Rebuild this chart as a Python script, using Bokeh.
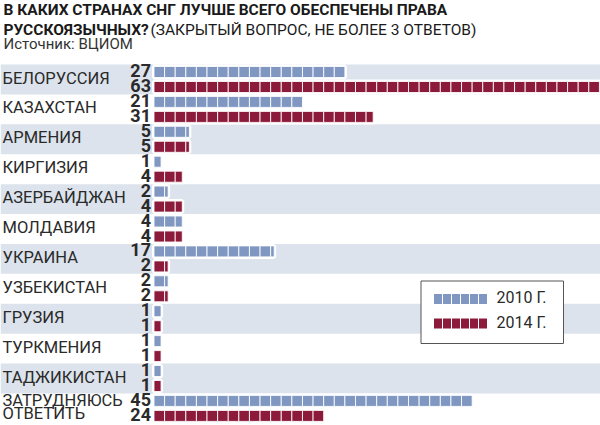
import math
from bokeh.plotting import figure
from bokeh.models import Range1d
from bokeh.core.properties import value
from bokeh.embed import file_html
from bokeh.resources import INLINE

# ---- data ----
title_bold_1 = "В КАКИХ СТРАНАХ СНГ ЛУЧШЕ ВСЕГО ОБЕСПЕЧЕНЫ ПРАВА"
title_bold_2 = "РУССКОЯЗЫЧНЫХ?"
title_regular = "(ЗАКРЫТЫЙ ВОПРОС, НЕ БОЛЕЕ 3 ОТВЕТОВ)"
source_text = "Источник: ВЦИОМ"
categories = ["БЕЛОРУССИЯ", "КАЗАХСТАН", "АРМЕНИЯ", "КИРГИЗИЯ", "АЗЕРБАЙДЖАН",
              "МОЛДАВИЯ", "УКРАИНА", "УЗБЕКИСТАН", "ГРУЗИЯ", "ТУРКМЕНИЯ",
              "ТАДЖИКИСТАН", "ЗАТРУДНЯЮСЬ\nОТВЕТИТЬ"]
values_2010 = [27, 21, 5, 1, 2, 4, 17, 2, 1, 1, 1, 45]
values_2014 = [63, 31, 5, 4, 4, 4, 2, 2, 1, 1, 1, 24]
series_labels = ["2010 Г.", "2014 Г."]

# ---- style ----
W, H = 600, 425
PX_PER_UNIT = 7.07
BAR_START_PX = 153.5
ROW_PX = 29.9
ROW0_PX = 79.0
STEP = 1.5  # pictogram square size, in value units
BLUE = "#7f97c1"
RED = "#8c1a3a"
BAND = "#dce3ec"
TXT = "#2a2a2a"
FONT = "Roboto"
TEXT_SHIFT = -1.5  # px, nudges middle-baseline text up to centre capitals

x0 = -BAR_START_PX / PX_PER_UNIT
x1 = (W - BAR_START_PX) / PX_PER_UNIT
y_top = -ROW0_PX / ROW_PX
y_bot = (H - ROW0_PX) / ROW_PX
ux = 1.0 / PX_PER_UNIT   # one pixel in x units
uy = 1.0 / ROW_PX        # one pixel in y units
ts = TEXT_SHIFT * uy

p = figure(width=W, height=H, output_backend="svg", toolbar_location=None,
           x_range=Range1d(x0, x1), y_range=Range1d(y_bot, y_top),
           x_axis_location=None, y_axis_location=None, min_border=0)
p.grid.visible = False
p.outline_line_color = None
p.background_fill_color = "white"

n = len(categories)
rows = list(range(n))

# alternating bands
band_rows = [i for i in rows if i % 2 == 0]
p.quad(left=[x0] * len(band_rows), right=[x1] * len(band_rows),
       top=[i - 0.5 for i in band_rows], bottom=[i + 0.5 for i in band_rows],
       fill_color=BAND, line_color=None)

BAR_H = 11 * uy
OFF = 7.5 * uy

def draw_series(vals, sign, color):
    ys = [i + sign * OFF for i in rows]
    # white surround
    p.quad(left=[0] * n, right=vals, top=[y - BAR_H / 2 for y in ys],
           bottom=[y + BAR_H / 2 for y in ys], fill_color="white",
           line_color="white", line_width=4)
    L, R, T, B = [], [], [], []
    for y, v in zip(ys, vals):
        k = int(math.ceil(v / STEP - 1e-9))
        for j in range(k):
            L.append(j * STEP)
            R.append(min((j + 1) * STEP, v))
            T.append(y - BAR_H / 2)
            B.append(y + BAR_H / 2)
    p.quad(left=L, right=R, top=T, bottom=B, fill_color=color,
           line_color="white", line_width=1, line_alpha=0.85)
    p.text(x=[0] * n, y=[y + ts for y in ys], text=[str(v) for v in vals],
           x_offset=-3, text_align="right", text_baseline="middle",
           text_font=value(FONT), text_font_style="bold",
           text_font_size="18px", text_color=TXT)

draw_series(values_2010, -1, BLUE)
draw_series(values_2014, +1, RED)

# category labels (multi-line labels split into stacked lines)
lx, ly, lt = [], [], []
for i, c in enumerate(categories):
    parts = c.split("\n")
    m = len(parts)
    for j, part in enumerate(parts):
        lx.append(x0)
        ly.append(i + ts + (j - (m - 1) / 2) * 13.5 * uy)
        lt.append(part)
p.text(x=lx, y=ly, text=lt, x_offset=2,
       text_align="left", text_baseline="middle",
       text_font=value(FONT), text_font_size="16.5px", text_color=TXT)

# titles
p.text(x=[x0], y=[y_top + 10.5 * uy + ts], text=[title_bold_1], x_offset=3,
       text_baseline="middle", text_font=value(FONT), text_font_style="bold",
       text_font_size="15.5px", text_color="#1a1a1a")
p.text(x=[x0], y=[y_top + 31 * uy + ts], text=[title_bold_2], x_offset=3,
       text_baseline="middle", text_font=value(FONT), text_font_style="bold",
       text_font_size="15.5px", text_color="#1a1a1a")
p.text(x=[x0], y=[y_top + 31 * uy + ts], text=[title_regular], x_offset=150,
       text_baseline="middle", text_font=value(FONT),
       text_font_size="15.5px", text_color="#1a1a1a")
p.text(x=[x0], y=[y_top + 45 * uy + ts], text=[source_text], x_offset=3,
       text_baseline="middle", text_font=value(FONT),
       text_font_size="15px", text_color="#333333")

# legend box
lx0 = x0 + 420.5 * ux
lx1 = x0 + 563 * ux
ly0 = y_top + 280.5 * uy
ly1 = y_top + 343 * uy
p.quad(left=[lx0], right=[lx1], top=[ly0], bottom=[ly1],
       fill_color="white", line_color="#555555", line_width=1)
for s, (lab, col) in enumerate(zip(series_labels, [BLUE, RED])):
    yc = y_top + (298.5 + 24.5 * s) * uy
    sl = [x0 + (433 + 9 * j) * ux for j in range(6)]
    p.quad(left=sl, right=[v + 9 * ux for v in sl],
           top=[yc - 5.5 * uy] * 6, bottom=[yc + 5.5 * uy] * 6,
           fill_color=col, line_color="white", line_width=1)
    p.text(x=[x0 + 496 * ux], y=[yc + ts], text=[lab], text_baseline="middle",
           text_font=value(FONT), text_font_size="16px", text_color=TXT)

open("out.html", "w").write(file_html(p, INLINE))
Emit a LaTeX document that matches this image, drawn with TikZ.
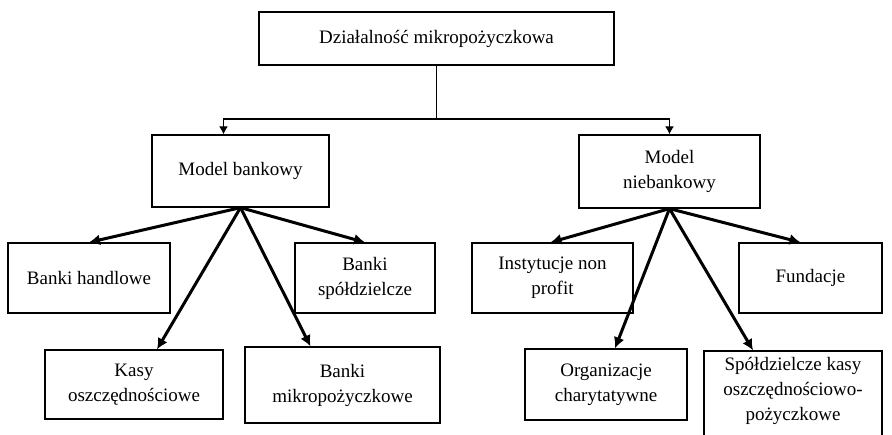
\documentclass[tikz,border=0pt]{standalone}
\usepackage{fontspec}
\setmainfont{Liberation Serif}
\usetikzlibrary{arrows.meta}

\begin{document}
\begin{tikzpicture}[x=1pt,y=-1pt,
box/.style={%
draw,
line width=1.3pt,
align=center,
font=\fontsize{19}{25}\selectfont,
minimum height=70pt,
inner sep=2pt,
},
link/.style={%
-{Latex[length=8pt,width=9pt]},
line width=1.3pt,
},
branch/.style={%
-{Latex[length=11pt,width=11pt]},
line width=3pt,
},
]
\useasboundingbox (0,0) rectangle (892,435);
\clip (0,0) rectangle (892,435);
%% Root
\node[box,minimum width=355pt,minimum height=53pt]at(436.5,38.5)(root){Działalność mikropożyczkowa};
%% Models
\node[box,minimum width=177pt,minimum height=72pt]at(240.5,171)(bank){Model bankowy};
\node[box,minimum width=181pt,minimum height=73pt]at(669.5,171.5)(nbank){Model\\niebankowy};
\coordinate (split) at (436.5,119);
\draw[line width=1.3pt] (root.south)--(split);
\draw[link] (split)-|([xshift=-17pt]bank.north);
\draw[link] (split)-|(nbank.north);
%% Bank side
\node[box,minimum width=162pt]at(89,278)(handl){Banki handlowe};
\node[box,minimum width=140pt]at(365,278)(spold){Banki\\spółdzielcze};
\node[box,minimum width=178pt,minimum height=69pt]at(134,384.5)(kasy){Kasy\\oszczędnościowe};
\node[box,minimum width=195pt,minimum height=76pt]at(342.5,385)(mikro){Banki\\mikropożyczkowe};
\draw[branch] (bank.south)--(handl.north);
\draw[branch] (bank.south)--(spold.north);
\draw[branch] (bank.south)--([xshift=23pt]kasy.north);
\draw[branch] (bank.south)--([xshift=-32pt]mikro.north);
%% Non-bank side
\node[box,minimum width=161pt]at(552.5,278)(inst){Instytucje non\\profit};
\node[box,minimum width=143pt]at(810.5,278)(fund){Fundacje};
\node[box,minimum width=162pt,minimum height=71pt]at(606,384.5)(org){Organizacje\\charytatywne};
\node[box,minimum width=178pt,minimum height=100pt,text depth=24pt]at(793,401)(skok){Spółdzielcze kasy\\oszczędnościowo-\\pożyczkowe};
\draw[branch] (nbank.south)--([xshift=-2pt]inst.north);
\draw[branch] (nbank.south)--([xshift=-10pt]fund.north);
\draw[branch] (nbank.south)--([xshift=9pt]org.north);
\draw[branch] (nbank.south)--([xshift=-40pt]skok.north);
\end{tikzpicture}
\end{document}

**WHAT YOU SHOULD DO**
Provide solely the number of lines in the data that include the word "this".

**CORRECT RESPONSE**
2